Espresso enthusiasts always rave about the necessity of stepless grind adjustment for infinite dialing in accuracy… So if you own a stepped grinder, and you find yourself running too slow on one grind setting, and too fast on the next coarsest setting, does this mean that you’re simply out of luck??? Absolutely not! In this article I’ll show you 3 ways to adapt your extraction in situations where you’re stuck between grind steps.
Method #1 – Dose Increase
For the first method, you’ll leave the grinder set to the coarser of the two steps you’re stuck in between, and then start increasing the dose in 1 gram increments, testing the flow rate after each increase. The higher dose, will help to slightly slow the flow rate… HOWEVER, you must remember to adjust your brew ratio according to the dose changes, meaning that for this method you will need to let the shot run longer, in order to ensure that you are not under-extracting due to the higher dose.
Method #2 – Dose Decrease
The second method is similar to the first, but instead uses the finer of the two grind settings, and you guessed it, involves LOWERING the dose in 1 gram increments. The same caveat about brew ratio will also apply, meaning that as you lower the dose, you will also want to shorten the shot to avoid over-extraction.
Out of these two methods, I much prefer the first, as it allows you to tweak the flow rate without needing to lower the yield…

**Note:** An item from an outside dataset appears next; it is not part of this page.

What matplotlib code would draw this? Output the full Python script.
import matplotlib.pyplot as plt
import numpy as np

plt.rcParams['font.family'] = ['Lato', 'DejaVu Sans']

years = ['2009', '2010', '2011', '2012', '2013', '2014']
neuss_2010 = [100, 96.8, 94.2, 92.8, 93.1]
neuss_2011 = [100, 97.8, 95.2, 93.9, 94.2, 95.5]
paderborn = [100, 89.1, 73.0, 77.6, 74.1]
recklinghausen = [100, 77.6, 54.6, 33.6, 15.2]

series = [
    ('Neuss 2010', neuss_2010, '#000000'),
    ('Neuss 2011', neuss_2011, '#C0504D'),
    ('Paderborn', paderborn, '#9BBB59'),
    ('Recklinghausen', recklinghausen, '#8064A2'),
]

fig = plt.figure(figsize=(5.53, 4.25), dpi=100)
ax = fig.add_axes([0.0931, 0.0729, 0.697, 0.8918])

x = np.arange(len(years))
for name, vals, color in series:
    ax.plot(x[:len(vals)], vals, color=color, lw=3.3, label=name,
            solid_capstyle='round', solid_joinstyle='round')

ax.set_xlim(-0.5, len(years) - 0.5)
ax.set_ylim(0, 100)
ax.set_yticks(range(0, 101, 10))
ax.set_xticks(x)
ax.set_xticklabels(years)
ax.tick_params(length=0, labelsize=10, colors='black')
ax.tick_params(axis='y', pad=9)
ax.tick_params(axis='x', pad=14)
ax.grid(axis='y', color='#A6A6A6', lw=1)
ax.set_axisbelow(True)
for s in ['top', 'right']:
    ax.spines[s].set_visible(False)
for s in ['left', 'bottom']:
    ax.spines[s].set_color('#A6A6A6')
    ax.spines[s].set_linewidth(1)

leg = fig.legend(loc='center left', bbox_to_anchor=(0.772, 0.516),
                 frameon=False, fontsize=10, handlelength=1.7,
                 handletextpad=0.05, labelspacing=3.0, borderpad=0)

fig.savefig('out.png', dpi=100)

and avoids the possibility of unintentional pooling on top of the puck that may occur if you lower the dose too far from the intended capacity of the filter basket.
Method #3 – Tamping Pressure
The third method to deal with wide grind steps is to adjust tamping pressure. Aka tamping slightly harder if your flow is two fast, and tamping slightly softer if your flow is too slow. While this method does work, I don’t often recommend it as it has two key pitfalls:
– Negative impact on flow (when used to the extremes)
Seasoned baristas and home baristas alike have a well practised tamping pressure… and trying to vary that tamp to adjust the flow rate is both inaccurate, and inconsistent in the vast majority of cases.
With respect to flow characteristics, if you tamp a puck TOO hard, the grinds will become so dense that the flow will be highly prone to perimeter channeling, as the water can no longer penetrate the coffee puck itself, and instead chooses to rush around the outside of the basket. This is why tamping harder can actually lead to FASTER flow in some extreme cases.
Alternatively, if you tamp too softly, you risk leaving large air pockets that will encourage channeling. You will get the faster flow rate you’re looking for, but at the expense of even flow and a good tasting shot…
In the end, there will always be a small trade-off when you find yourself stuck in between grind sizes, whether it be the dose, yield, or tamping pressure… and the praise that people give to stepless grinding is somewhat justified because of that. But if you slowly play with your dose, and remember to adequately compensate the brew ratio, the final product you get on a stepped system will be almost indistinguishable in quality when all other variables are equal.